--- Given entries ---

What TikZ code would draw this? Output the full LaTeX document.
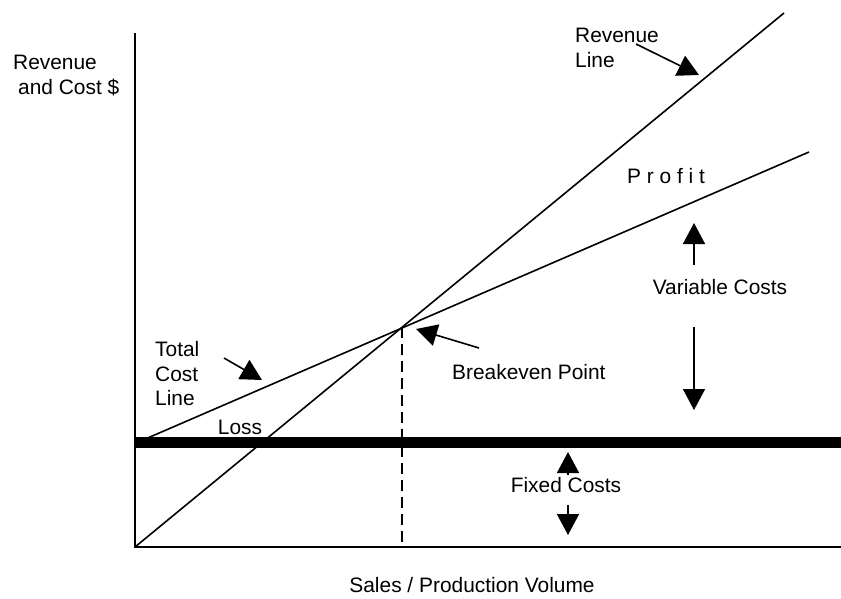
\documentclass[tikz,border=0pt]{standalone}
\usepackage{fontspec}
\setmainfont{Liberation Sans}
\usetikzlibrary{arrows.meta}

\begin{document}
\begin{tikzpicture}[x=1pt,y=-1pt,
  lbl/.style={inner sep=0pt,font=\fontsize{20.9}{24.5}\selectfont},
  ln/.style={line width=1.6pt},
  ptr/.style={ln,-{Triangle[length=21pt,width=22pt]}}]
\useasboundingbox (0,0) rectangle (841,598);
% axes and lines
\coordinate (O) at (135,547);
\coordinate (Ytop) at (135,33);
\coordinate (Xend) at (841,547);
\coordinate (R) at (784,13);
\coordinate (C0) at (143,440);
\coordinate (C) at (809,152);
\coordinate (BE) at (402,327);
\coordinate (F0) at (135,442.5);
\coordinate (F1) at (841,442.5);
\draw[ln] (Ytop) -- (O) -- (Xend);
\draw[line width=11pt] (F0) -- (F1);
\draw[ln] (O) -- (R);
\draw[ln] (C0) -- (C);
\draw[ln,dash pattern=on 11pt off 6pt] (BE) -- (BE |- O);
% labels
\node[lbl,anchor=west,align=left] (ylab) at (13,75.5) {Revenue\\\hspace{5pt}and Cost \$};
\node[lbl] (xlab) at (472,585) {Sales / Production Volume};
\node[lbl,anchor=west,align=left] (rev) at (575,48) {Revenue\\Line};
\node[lbl] (prof) at (666,176) {P r o f i t};
\node[lbl,anchor=west,align=left] (tc) at (155,374) {Total\\Cost\\Line};
\node[lbl] (loss) at (240,427) {Loss};
\node[lbl,anchor=west] (be) at (452,372) {Breakeven Point};
\node[lbl] (vc) at (720,287) {Variable Costs};
\node[lbl] (fc) at (566,485) {Fixed Costs};
% pointers
\coordinate (revA) at (636,44);
\coordinate (revB) at (699,75);
\coordinate (tcA) at (224,358);
\coordinate (tcB) at (262,380);
\coordinate (beA) at (479,348);
\coordinate (beB) at (416,329);
\coordinate (vcA) at (694,265);
\coordinate (vcB) at (694,223);
\coordinate (vcC) at (694,327);
\coordinate (vcD) at (694,410);
\coordinate (fcA) at (568,475);
\coordinate (fcB) at (568,452);
\coordinate (fcC) at (568,505);
\coordinate (fcD) at (568,535);
\draw[ptr] (revA) -- (revB);
\draw[ptr] (tcA) -- (tcB);
\draw[ptr] (beA) -- (beB);
\draw[ptr] (vcA) -- (vcB);
\draw[ptr] (vcC) -- (vcD);
\draw[ptr] (fcA) -- (fcB);
\draw[ptr] (fcC) -- (fcD);
\end{tikzpicture}
\end{document}
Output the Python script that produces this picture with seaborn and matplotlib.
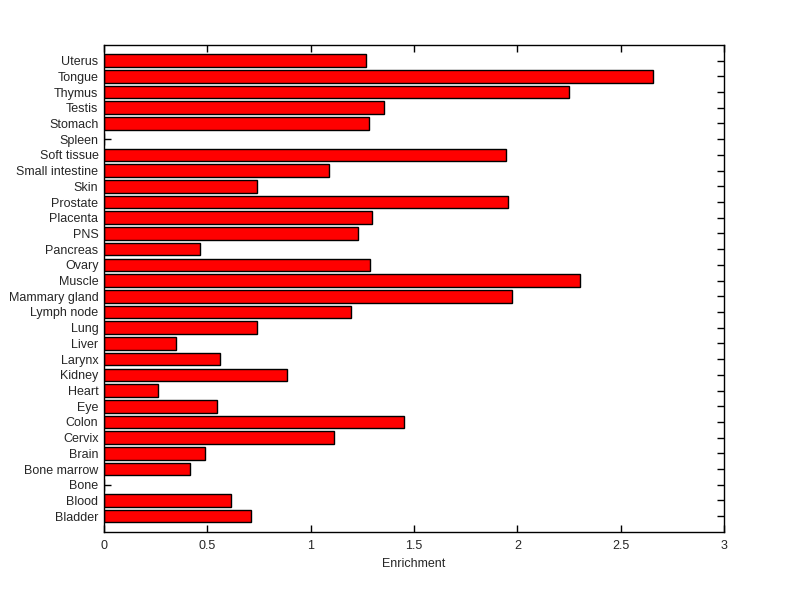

---

Show, from the listing above, each line that contains the word "Output".

What TikZ code would draw this? Output the full LaTeX document.
Output the Python script that produces this picture with seaborn and matplotlib.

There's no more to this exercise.